Digital care plans by 2015

  • 25 September 2013
Digital care plans by 2015

Everyone with a long-term condition or disability must have a digital personalised care plan accessible online or via a mobile phone app by 2015, under a package of measures launched today by NHS England.

Transforming Participation in Health and Care is online guidance to commissioners that promotes the use of technology to put patients and their carers at the centre of treatment decision making.

The NHS Mandate set an objective that everyone with a long-term condition will be offered a personalised care plan. The new guidance says this must be digitally accessible.

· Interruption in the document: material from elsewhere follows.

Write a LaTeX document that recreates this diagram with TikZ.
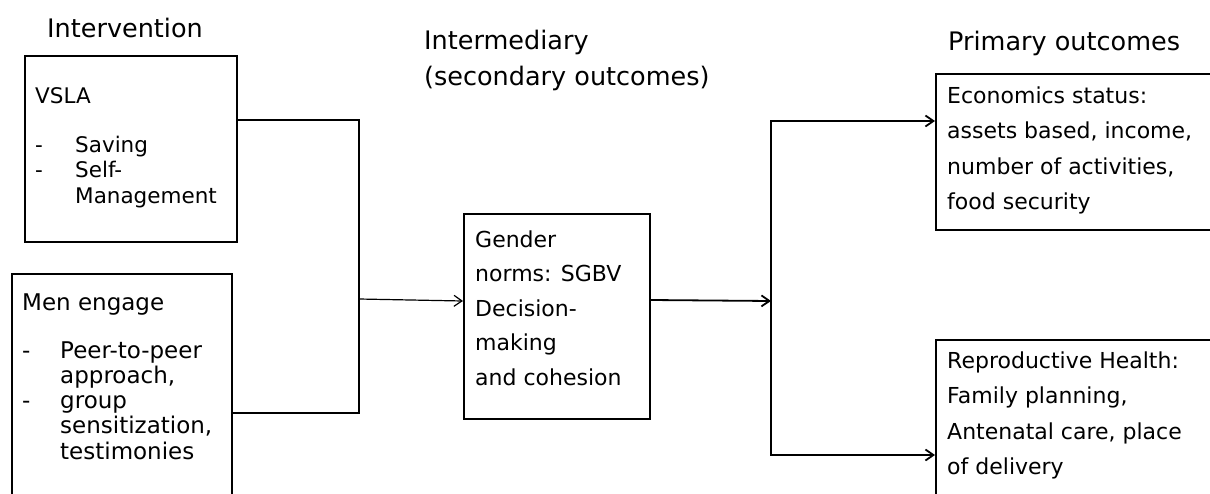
\documentclass[tikz,border=0pt]{standalone}
\usepackage{fontspec}
\setmainfont{DejaVu Sans}
\usetikzlibrary{arrows.meta}
\tikzset{
  box/.style={draw, line width=2pt, rectangle, inner sep=0pt, anchor=north west},
  txt/.style={anchor=base west, inner sep=0pt, font=\fontsize{21.5}{25.5}\selectfont},
  txtm/.style={anchor=base west, inner sep=0pt, font=\fontsize{23}{25.3}\selectfont},
  txtw/.style={anchor=base west, inner sep=0pt, font=\fontsize{22}{35.5}\selectfont},
  head/.style={anchor=base west, inner sep=0pt, font=\fontsize{25.5}{36}\selectfont},
  conn/.style={line width=1.8pt},
  arr/.style={line width=1.8pt, -{Straight Barb[length=8pt,width=11pt]}},
  thinarr/.style={line width=1.2pt, -{Straight Barb[length=8pt,width=11pt]}},
}
\begin{document}
\begin{tikzpicture}[x=1pt,y=-1pt]
\useasboundingbox (0,0) rectangle (1210,493);
\clip (0,0) rectangle (1210,493);
\fill[white] (0,0) rectangle (1210,493);

% boxes
\node[box, minimum width=212pt, minimum height=186pt] (vsla) at (24,55) {};
\node[box, minimum width=220pt, minimum height=240pt] (men) at (11,273) {};
\node[box, minimum width=186pt, minimum height=205pt] (gender) at (463,213) {};
\node[box, minimum width=290pt, minimum height=156pt] (econ) at (935,73) {};
\node[box, minimum width=290pt, minimum height=170pt] (repro) at (935,339) {};

% headings
\node[head] (hint) at (47,37) {Intervention};
\node[head] (hmid) at (424,49) {\begin{tabular}[t]{@{}l@{}}Intermediary\\(secondary outcomes)\end{tabular}};
\node[head] (hprim) at (948,50) {Primary outcomes};

% box texts
\node[txt] (vslah) at (35,103) {VSLA};
\node[txt] (vslal) at (35,152) {\begin{tabular}[t]{@{}p{40pt}@{}l@{}}-&Saving\\-&Self-\\&Management\end{tabular}};

\node[txtm] (menh) at (22,310) {Men engage};
\node[txtm] (menl) at (22,358) {\begin{tabular}[t]{@{}p{38pt}@{}l@{}}-&Peer-to-peer\\&approach,\\-&group\\&sensitization,\\&testimonies\end{tabular}};

\node[txtw, font=\fontsize{22}{34.5}\selectfont] (gtxt) at (475,247) {\begin{tabular}[t]{@{}l@{}}Gender\\norms: SGBV\\Decision-\\making\\and cohesion\end{tabular}};

\node[txtw] (etxt) at (947,103) {\begin{tabular}[t]{@{}l@{}}Economics status:\\assets based, income,\\number of activities,\\food security\end{tabular}};

\node[txtw] (rtxt) at (947,368) {\begin{tabular}[t]{@{}l@{}}Reproductive Health:\\Family planning,\\Antenatal care, place\\of delivery\end{tabular}};

% connectors
\coordinate (jl) at (359,299);
\coordinate (jr) at (771,301);
\draw[conn] ([yshift=29pt]vsla.east) -| (jl) |- ([yshift=-19pt]men.east);
\draw[thinarr] (jl) -- ([yshift=15.5pt]gender.west);
\draw[arr] ([yshift=16.5pt]gender.east) -- (jr);
\draw[arr] (jr) |- ([yshift=31pt]econ.west);
\draw[arr] (jr) |- ([yshift=-30pt]repro.west);
\end{tikzpicture}
\end{document}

It says that NHS England will develop and implement a best practice standard that defines what good, personalised, digital care plans look like, in order to support GPs and health professionals to create patient plans during 2014.

It will also launch a new certification process for entrepreneurs to, “easily offer online tools and services that support personalisation, to help commissioners to identify high quality suppliers”.

Anyone who can benefit should have a personal health budget and digital care plan by April 2015.

The guidance has been launched today at the Commissioning Assembly being held at Edgbaston Cricket Ground, Birmingham.

It aims to embed patient insight and feedback more systematically into the workings of the NHS

This includes rolling out the Friends and Family Test to cover all NHS services by April 2015 and publishing feedback drawn from a variety of sources through the Patient Insight Dashboard, by this autumn.

NHS England will also develop Patient Centred Outcome Measures for 20 different specialised services.

“We will design measurement systems to understand what outcomes people want and create ways these can be shared, compared and understood,” the guidance says.

“This will help build the evidence base for the effectiveness of treatments, therapies and interventions.

“As well as being a rich source of data, it will provide a network of online communities that enable patients with rare conditions, or requiring specialised treatment to establish peer networks providing mutually beneficial help, advice and support.”

NHS England’s national director for patients and information Tim Kelsey said the package of measures announced today will truly transform the way people participate in the health and care provided by the NHS.

“Not only will this improve outcomes and quality of life for patients, but it will provide value for money,” he said.

“This is another radical and positive step by the NHS towards putting our customers – our patients and their carers – at the very centre of all that we do,” added Kelsey.

“It will also mean patients and carers, supported by GPs and health care professionals, can participate in planning, managing and making decisions about their care and treatment – providing them with their own digital care plan they can access online or through a telephone app.”

The guidance says commissioners must engage with the public when redesigning or reconfiguring healthcare services and demonstrate how this has informed their decisions.

A new Patient and Public Voice Commissioning Support Programme will help build expertise in this area.

CCGs will be required to publish annual evidence of what ‘patient and public voice’ activity has been conducted and a national Excellence in Participation Awards scheme will promote best practice.

Today’s guidance also establishes a national Citizens Assembly to, “give patients and the public a voice at the heart of decision making and hold the board of NHS England to account”.